Land Use Planning and Advocacy
Founded in 1971, Save Mount Diablo has been instrumental in increasing open space on and around the mountain from 6,788 acres to more than 120,000 acres.
We also helped to create urban growth boundaries, a vital component of countywide smart growth policy. One of the most important ways Save Mount Diablo protects land is not by purchasing it, but by working for the creation and implementation of land use policies that protect open space from development.
Despite our successes, more than 60,000 acres of Diablo and its foothills are still threatened by development.
Urban Limit Lines
Urban limit lines (ULLs) may be the most important county-wide land use policy that Save Mount Diablo has helped to succeed.
Basically, ULLs are lines drawn around developed areas or areas that are planned for development that, beyond which, urban-style development cannot occur. So if a city lies on one side of the line and open space is on the other, a city can’t just build a hundred-house subdivision over the line without consequences.
ULLs were first created in Contra Costa County by the county in 1990. Through the years, Save Mount Diablo helped to make them stronger, and in 2000, the county tightened its lines.
In 2004, it was mandated that each city in the county and the county itself had to have a voter-approved ULL in order to receive their share of return-to-source transportation funding. This change was a big boost in the fight to protect open space around Mount Diablo, because to break the lines would put at risk money an entity would otherwise receive.
ULLs are not permanent or immovable. Some ULLs “sunset” (expire) and have to be renewed. If a city or the county wants to move the ULL by 30 acres or less, that can be done by a four-fifths vote of a city council or board of supervisors (depending on which line gets moved).
If someone wants to move a line by more than 30 acres, that can only be done by a majority vote of the people. So if the county wanted to move its ULL by more than 30 acres, a majority of Contra Costa County voters would have to vote for that in an election.
Urban Limit Lines are an important part of the Save Mount Diablo toolkit, and we are always looking for ways to strengthen them, as well as potential threats that may require us to come to their defense.
The California Environmental Quality Act (CEQA) is a statute that requires state and local agencies to identify the significant environmental impacts of their actions and to avoid or mitigate those impacts, if feasible. It was passed in 1970 to supplement the National Environmental Policy Act (passed the year before) through state law. Public agencies are entrusted with compliance with CEQA and its provisions are enforced, as necessary, by the public through litigation and the threat of litigation.
Most proposals for physical development in California are subject to the provisions of CEQA, as are many governmental decisions which do not immediately result in physical development (such as adoption of a general or community plan).

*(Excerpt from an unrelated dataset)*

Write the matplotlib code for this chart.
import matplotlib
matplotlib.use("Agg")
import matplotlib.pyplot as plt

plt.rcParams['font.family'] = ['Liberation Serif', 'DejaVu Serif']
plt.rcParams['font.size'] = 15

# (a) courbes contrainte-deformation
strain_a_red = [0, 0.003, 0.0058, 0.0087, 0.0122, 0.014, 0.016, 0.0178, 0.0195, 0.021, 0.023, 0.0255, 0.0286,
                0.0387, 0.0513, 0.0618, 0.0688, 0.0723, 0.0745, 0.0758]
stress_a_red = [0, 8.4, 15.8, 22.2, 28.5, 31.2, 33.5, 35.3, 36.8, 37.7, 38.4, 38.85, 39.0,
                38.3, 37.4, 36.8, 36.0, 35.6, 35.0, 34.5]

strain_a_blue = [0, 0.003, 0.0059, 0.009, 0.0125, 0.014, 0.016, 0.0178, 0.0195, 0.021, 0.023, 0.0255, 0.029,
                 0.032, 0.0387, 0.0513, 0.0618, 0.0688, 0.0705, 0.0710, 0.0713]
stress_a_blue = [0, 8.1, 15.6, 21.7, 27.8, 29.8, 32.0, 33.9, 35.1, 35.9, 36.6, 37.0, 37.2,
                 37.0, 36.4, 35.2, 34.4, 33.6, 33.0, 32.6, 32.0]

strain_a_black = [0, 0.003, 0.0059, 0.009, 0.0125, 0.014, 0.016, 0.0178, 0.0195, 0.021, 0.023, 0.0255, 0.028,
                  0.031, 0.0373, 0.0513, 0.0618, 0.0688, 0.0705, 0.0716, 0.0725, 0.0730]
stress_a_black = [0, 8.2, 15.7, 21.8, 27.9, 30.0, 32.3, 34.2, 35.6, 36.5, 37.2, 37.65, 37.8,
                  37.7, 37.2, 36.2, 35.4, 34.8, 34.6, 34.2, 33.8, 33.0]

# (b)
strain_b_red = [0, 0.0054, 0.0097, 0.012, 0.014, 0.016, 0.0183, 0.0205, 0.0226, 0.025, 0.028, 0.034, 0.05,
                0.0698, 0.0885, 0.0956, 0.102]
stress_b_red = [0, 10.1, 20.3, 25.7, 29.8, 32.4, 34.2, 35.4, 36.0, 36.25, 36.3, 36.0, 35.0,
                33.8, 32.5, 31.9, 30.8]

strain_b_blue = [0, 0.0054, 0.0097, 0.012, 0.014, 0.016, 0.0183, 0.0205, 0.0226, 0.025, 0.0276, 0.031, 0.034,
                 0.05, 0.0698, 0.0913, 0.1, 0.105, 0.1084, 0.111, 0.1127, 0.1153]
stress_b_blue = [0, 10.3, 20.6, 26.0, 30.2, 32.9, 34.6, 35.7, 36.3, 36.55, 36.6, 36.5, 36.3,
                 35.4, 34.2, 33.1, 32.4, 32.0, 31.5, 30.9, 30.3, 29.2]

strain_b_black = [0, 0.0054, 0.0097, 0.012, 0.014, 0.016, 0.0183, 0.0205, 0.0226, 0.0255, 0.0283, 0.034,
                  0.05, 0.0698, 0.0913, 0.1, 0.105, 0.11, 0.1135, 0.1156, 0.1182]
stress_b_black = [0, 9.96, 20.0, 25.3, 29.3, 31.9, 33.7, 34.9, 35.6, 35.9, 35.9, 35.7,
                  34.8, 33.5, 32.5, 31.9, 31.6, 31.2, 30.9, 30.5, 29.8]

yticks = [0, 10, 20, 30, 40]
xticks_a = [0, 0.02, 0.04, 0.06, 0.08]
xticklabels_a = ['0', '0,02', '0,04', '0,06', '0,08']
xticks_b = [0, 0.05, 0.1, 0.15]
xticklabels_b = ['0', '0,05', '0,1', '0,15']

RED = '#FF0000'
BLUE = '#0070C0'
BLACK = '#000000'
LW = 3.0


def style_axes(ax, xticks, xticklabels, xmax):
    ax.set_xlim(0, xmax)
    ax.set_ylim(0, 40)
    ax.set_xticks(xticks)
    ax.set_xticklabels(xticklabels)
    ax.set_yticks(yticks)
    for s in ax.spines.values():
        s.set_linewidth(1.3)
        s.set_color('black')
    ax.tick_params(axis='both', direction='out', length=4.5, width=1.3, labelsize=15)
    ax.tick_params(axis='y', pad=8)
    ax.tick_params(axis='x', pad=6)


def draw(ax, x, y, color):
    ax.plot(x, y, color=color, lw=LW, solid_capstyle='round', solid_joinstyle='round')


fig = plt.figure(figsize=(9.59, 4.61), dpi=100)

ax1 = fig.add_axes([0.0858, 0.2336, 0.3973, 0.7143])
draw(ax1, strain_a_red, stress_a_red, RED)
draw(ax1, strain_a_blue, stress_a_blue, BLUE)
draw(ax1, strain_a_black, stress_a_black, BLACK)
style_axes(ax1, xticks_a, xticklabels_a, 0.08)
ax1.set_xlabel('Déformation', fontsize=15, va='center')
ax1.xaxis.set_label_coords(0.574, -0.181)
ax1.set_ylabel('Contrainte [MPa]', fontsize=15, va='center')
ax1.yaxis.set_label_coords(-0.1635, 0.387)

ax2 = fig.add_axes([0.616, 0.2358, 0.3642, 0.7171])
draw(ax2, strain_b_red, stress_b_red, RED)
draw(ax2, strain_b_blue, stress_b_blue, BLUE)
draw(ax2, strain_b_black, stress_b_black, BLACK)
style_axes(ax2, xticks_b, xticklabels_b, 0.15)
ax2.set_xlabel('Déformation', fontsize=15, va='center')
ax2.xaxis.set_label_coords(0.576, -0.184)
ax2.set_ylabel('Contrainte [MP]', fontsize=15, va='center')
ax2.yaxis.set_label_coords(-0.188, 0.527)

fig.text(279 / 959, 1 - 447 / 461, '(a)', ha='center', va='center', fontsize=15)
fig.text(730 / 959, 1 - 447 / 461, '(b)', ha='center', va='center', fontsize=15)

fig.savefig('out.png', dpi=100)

At a minimum, CEQA requires that an initial review of the project and its environmental effects must be conducted. Depending on the potential effects, a further, and more substantial, review may be conducted in the form of an environmental impact report (EIR). A project may not be approved as submitted if feasible alternatives or mitigation measures are able to substantially lessen the significant environmental effects of the project.

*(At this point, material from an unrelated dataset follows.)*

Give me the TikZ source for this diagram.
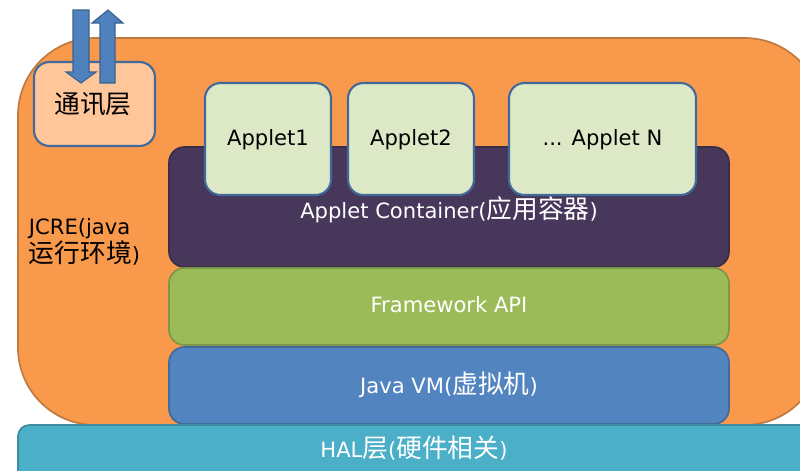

Save Mount Diablo makes wise use of CEQA in most of the threats to Diablo open space lands that we defend against. We review project proposals to ensure that the appropriate level of environmental review under CEQA is happening, the analyses a project undergoes are sufficient, the full range of environmental impacts a project will have are fully divulged to the public, and project impacts to the environment are mitigated.
If a project applicant does not comply with CEQA, we recruit legal experts and sometimes even file lawsuits to make sure that its provisions are being enforced. Using CEQA is a powerful way for Save Mount Diablo, allies, and Diablo-region residents to defend the environment.
Our Policy on Infill Development
Land use projects that Save Mount Diablo typically engages in are usually located near or beyond the urban edge; could affect important open space resources, wildlife habitat and movement corridors, creeks, or aesthetics; and may have the potential to affect natural viewsheds. They might also result in land preservation, mitigation, and recreational opportunities. This is usually not the case with infill projects.
In general, we support the concept of infill development. Because infill development does not usually affect the lands that are most significant to the achievement of our mission, Save Mount Diablo does not typically engage in activities related to infill projects. We also recognize that organizational allies, such as Greenbelt Alliance and East Bay Housing Organizations, have greater expertise and an increased focus on development that occurs within the current urban footprint.
However, Save Mount Diablo understands that population growth in the San Francisco Bay Area is occurring. In its draft Plan Bay Area 2040 (released April 2017), the Metropolitan Transportation Commission estimates an additional 819,000 new households will be added to the nine-county Bay Area between 2010 and 2040, an increase of 31 percent.
In the 10 cities adjacent to Save Mount Diablo’s area of interest and in unincorporated Contra Costa County, the number of households is expected to increase from 289,400 in 2010 to 379,100 in 2040 (31 percent increase; Brentwood, Dublin, and Concord show household growth greater than 40 percent). As such, Save Mount Diablo supports addressing the need for housing in a range of types and affordability levels.
Therefore, Save Mount Diablo is supportive of residential infill developments that address a specific set of evaluation criteria in a superior way.